=== DATASET ENTRIES ===

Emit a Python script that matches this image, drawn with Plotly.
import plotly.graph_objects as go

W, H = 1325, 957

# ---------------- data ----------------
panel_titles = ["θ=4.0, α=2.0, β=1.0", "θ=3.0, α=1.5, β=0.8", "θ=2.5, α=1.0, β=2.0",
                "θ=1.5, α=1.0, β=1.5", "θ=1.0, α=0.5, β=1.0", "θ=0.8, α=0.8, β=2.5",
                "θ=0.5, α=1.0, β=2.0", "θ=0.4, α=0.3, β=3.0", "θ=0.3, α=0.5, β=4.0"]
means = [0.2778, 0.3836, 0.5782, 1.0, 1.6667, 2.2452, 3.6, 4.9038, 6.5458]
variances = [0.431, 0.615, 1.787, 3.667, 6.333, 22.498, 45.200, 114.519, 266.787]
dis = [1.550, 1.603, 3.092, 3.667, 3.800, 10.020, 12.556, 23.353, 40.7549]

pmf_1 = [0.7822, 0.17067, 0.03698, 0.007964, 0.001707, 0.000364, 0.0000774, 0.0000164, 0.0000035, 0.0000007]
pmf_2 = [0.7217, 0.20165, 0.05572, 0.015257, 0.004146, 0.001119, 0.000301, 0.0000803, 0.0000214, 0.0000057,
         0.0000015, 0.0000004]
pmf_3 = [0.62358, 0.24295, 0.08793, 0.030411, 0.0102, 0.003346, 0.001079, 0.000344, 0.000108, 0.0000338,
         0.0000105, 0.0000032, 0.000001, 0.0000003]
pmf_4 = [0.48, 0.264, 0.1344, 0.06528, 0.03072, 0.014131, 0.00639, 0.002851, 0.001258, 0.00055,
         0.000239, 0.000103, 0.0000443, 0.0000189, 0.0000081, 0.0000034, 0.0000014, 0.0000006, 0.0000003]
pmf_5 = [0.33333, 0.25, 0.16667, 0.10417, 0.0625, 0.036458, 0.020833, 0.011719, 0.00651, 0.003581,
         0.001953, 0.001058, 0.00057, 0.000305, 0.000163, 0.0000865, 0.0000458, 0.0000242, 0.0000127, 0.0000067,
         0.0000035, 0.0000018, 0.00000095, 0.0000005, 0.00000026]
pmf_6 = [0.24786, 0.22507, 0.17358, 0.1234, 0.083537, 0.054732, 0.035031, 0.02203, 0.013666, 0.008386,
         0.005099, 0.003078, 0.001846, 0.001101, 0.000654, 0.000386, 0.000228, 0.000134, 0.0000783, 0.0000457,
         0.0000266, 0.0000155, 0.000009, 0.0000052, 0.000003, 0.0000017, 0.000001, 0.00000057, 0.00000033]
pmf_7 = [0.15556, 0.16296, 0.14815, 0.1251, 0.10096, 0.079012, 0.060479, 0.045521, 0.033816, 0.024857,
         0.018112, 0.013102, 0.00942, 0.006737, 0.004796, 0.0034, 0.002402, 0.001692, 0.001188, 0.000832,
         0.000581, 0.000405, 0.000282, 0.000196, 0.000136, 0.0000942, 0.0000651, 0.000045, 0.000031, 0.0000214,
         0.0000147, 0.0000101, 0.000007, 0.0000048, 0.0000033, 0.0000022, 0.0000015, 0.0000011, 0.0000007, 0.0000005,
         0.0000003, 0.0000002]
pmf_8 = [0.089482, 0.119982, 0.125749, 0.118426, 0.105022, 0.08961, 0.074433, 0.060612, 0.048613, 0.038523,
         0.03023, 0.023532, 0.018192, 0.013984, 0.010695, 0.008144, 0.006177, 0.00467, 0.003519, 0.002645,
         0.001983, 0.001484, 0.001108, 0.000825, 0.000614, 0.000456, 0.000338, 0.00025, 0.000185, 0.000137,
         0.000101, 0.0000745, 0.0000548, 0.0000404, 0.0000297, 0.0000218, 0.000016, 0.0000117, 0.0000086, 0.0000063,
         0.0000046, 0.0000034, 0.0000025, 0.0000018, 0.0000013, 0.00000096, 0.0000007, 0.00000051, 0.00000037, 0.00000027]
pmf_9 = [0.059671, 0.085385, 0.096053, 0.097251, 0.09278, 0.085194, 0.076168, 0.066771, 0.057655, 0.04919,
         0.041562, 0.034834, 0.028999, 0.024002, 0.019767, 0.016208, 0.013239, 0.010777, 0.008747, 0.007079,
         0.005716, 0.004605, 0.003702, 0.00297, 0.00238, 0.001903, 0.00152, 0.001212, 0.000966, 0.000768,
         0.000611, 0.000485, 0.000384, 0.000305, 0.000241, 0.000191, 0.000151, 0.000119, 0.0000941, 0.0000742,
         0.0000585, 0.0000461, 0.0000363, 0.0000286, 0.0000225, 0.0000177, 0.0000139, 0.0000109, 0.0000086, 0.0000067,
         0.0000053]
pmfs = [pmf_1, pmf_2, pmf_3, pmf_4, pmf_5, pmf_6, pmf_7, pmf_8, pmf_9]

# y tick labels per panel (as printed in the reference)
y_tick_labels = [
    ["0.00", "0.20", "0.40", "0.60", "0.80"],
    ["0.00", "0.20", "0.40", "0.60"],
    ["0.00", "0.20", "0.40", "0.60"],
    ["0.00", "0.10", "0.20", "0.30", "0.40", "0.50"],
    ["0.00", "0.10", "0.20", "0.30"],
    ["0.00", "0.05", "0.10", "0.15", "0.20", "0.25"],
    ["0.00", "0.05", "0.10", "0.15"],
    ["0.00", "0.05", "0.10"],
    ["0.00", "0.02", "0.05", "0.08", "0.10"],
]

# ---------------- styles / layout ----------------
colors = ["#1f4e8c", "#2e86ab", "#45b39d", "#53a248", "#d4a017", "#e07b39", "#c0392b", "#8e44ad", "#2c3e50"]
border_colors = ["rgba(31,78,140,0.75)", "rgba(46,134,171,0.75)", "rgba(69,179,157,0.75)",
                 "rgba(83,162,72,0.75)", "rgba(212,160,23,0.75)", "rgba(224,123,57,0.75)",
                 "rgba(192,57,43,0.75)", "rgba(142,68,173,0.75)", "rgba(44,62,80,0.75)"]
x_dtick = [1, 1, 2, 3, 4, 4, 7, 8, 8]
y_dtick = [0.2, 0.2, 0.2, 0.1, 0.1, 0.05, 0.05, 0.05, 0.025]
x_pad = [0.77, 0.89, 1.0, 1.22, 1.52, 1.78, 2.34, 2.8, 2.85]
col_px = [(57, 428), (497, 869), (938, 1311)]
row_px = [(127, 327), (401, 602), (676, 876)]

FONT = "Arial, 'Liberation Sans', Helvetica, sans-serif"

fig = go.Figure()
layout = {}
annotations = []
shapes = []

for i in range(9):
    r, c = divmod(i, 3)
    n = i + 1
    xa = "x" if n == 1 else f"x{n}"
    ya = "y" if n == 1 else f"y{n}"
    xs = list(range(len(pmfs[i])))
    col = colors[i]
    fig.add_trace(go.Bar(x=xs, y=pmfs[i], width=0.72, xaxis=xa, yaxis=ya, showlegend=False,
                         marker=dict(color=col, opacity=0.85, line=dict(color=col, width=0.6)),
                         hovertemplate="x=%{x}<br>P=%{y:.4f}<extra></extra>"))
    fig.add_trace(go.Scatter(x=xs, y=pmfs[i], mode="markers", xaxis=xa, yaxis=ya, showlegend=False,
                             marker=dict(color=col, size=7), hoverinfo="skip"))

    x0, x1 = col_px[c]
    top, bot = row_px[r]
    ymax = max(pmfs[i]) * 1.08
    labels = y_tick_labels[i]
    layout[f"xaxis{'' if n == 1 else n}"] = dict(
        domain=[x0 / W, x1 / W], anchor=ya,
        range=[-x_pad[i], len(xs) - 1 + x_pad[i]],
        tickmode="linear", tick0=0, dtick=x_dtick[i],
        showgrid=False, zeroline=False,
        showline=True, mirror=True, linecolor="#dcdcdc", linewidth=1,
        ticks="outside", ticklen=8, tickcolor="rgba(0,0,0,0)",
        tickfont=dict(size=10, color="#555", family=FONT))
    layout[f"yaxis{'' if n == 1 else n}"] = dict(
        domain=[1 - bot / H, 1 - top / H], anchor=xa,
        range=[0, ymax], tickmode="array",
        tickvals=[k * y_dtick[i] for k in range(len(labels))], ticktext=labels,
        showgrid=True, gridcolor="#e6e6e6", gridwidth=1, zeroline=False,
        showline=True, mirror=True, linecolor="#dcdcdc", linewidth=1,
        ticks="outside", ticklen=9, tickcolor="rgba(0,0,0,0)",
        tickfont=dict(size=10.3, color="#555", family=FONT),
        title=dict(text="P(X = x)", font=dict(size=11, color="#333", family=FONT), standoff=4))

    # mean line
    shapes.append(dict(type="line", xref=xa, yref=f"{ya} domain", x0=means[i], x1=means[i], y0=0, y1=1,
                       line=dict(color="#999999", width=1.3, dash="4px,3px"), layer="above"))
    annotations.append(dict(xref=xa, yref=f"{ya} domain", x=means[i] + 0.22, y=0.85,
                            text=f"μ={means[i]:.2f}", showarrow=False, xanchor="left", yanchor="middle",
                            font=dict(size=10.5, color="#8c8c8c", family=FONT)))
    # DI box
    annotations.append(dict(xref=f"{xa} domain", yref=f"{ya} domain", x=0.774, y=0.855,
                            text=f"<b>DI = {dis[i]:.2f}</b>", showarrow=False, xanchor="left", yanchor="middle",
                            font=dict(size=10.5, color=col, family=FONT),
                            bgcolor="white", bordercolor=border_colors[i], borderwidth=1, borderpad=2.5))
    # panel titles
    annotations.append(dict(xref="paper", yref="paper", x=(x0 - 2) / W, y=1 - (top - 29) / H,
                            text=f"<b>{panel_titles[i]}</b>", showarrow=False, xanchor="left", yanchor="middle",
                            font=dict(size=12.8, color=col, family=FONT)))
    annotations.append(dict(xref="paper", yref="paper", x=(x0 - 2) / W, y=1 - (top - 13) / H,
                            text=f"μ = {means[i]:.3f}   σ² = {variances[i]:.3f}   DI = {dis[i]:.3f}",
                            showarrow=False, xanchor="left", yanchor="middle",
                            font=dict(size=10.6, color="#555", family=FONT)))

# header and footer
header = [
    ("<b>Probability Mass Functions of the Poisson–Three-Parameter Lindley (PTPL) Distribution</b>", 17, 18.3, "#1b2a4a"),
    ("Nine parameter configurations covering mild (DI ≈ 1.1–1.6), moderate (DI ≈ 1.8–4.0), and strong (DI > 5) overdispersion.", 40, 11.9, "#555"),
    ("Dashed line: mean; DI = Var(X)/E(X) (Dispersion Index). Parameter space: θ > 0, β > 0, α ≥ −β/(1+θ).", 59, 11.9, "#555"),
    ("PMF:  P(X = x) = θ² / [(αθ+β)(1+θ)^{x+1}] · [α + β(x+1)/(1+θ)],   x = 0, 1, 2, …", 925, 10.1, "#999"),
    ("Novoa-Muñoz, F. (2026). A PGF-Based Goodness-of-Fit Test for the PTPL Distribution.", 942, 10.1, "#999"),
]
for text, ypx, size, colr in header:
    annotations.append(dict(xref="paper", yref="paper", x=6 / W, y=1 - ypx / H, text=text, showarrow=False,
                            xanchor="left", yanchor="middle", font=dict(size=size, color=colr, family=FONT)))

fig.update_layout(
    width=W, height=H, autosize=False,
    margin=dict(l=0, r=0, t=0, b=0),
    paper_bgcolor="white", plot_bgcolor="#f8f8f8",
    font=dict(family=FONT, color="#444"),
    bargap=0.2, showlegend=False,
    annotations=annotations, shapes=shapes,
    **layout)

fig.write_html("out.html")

===
=== DATASET ENTRIES ===

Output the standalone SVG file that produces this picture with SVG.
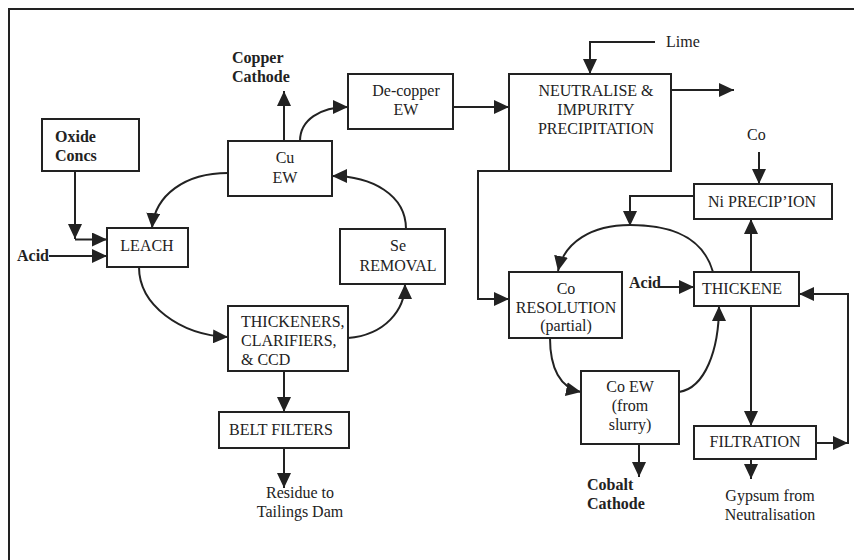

===
=== DATASET ENTRIES ===

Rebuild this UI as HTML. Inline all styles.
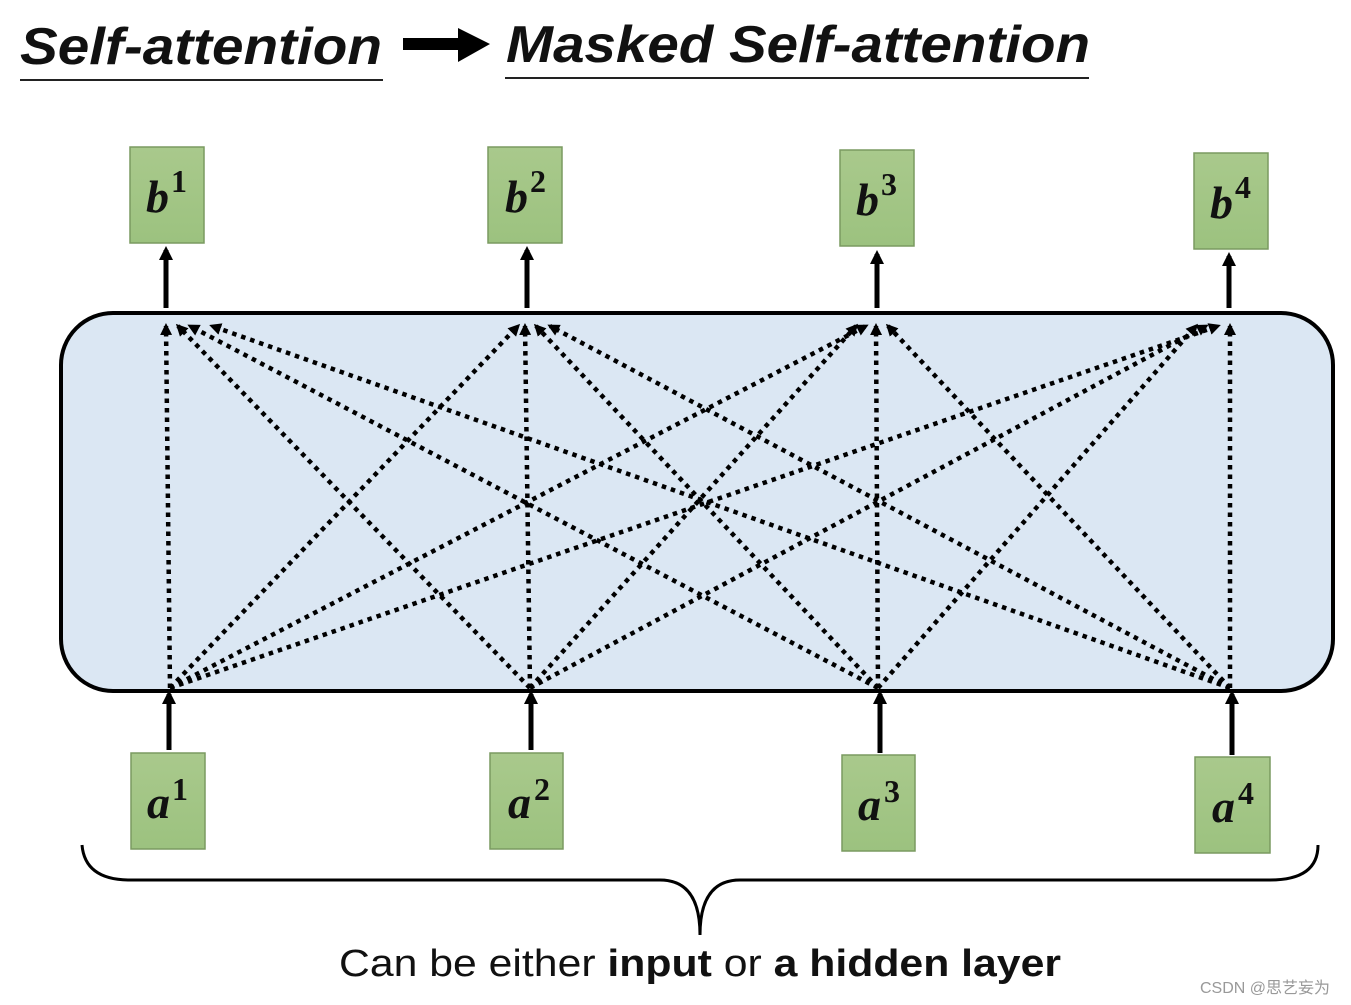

===

TASK OBJECTIVE - Take the line that contains "Emit a Python", the line that contains "12.556, 23.353, 40.7549]", and all lines between, and give them again exactly; include no other line.

WRITTEN REPLY -
Emit a Python script that matches this image, drawn with Plotly.
import plotly.graph_objects as go

W, H = 1325, 957

# ---------------- data ----------------
panel_titles = ["θ=4.0, α=2.0, β=1.0", "θ=3.0, α=1.5, β=0.8", "θ=2.5, α=1.0, β=2.0",
                "θ=1.5, α=1.0, β=1.5", "θ=1.0, α=0.5, β=1.0", "θ=0.8, α=0.8, β=2.5",
                "θ=0.5, α=1.0, β=2.0", "θ=0.4, α=0.3, β=3.0", "θ=0.3, α=0.5, β=4.0"]
means = [0.2778, 0.3836, 0.5782, 1.0, 1.6667, 2.2452, 3.6, 4.9038, 6.5458]
variances = [0.431, 0.615, 1.787, 3.667, 6.333, 22.498, 45.200, 114.519, 266.787]
dis = [1.550, 1.603, 3.092, 3.667, 3.800, 10.020, 12.556, 23.353, 40.7549]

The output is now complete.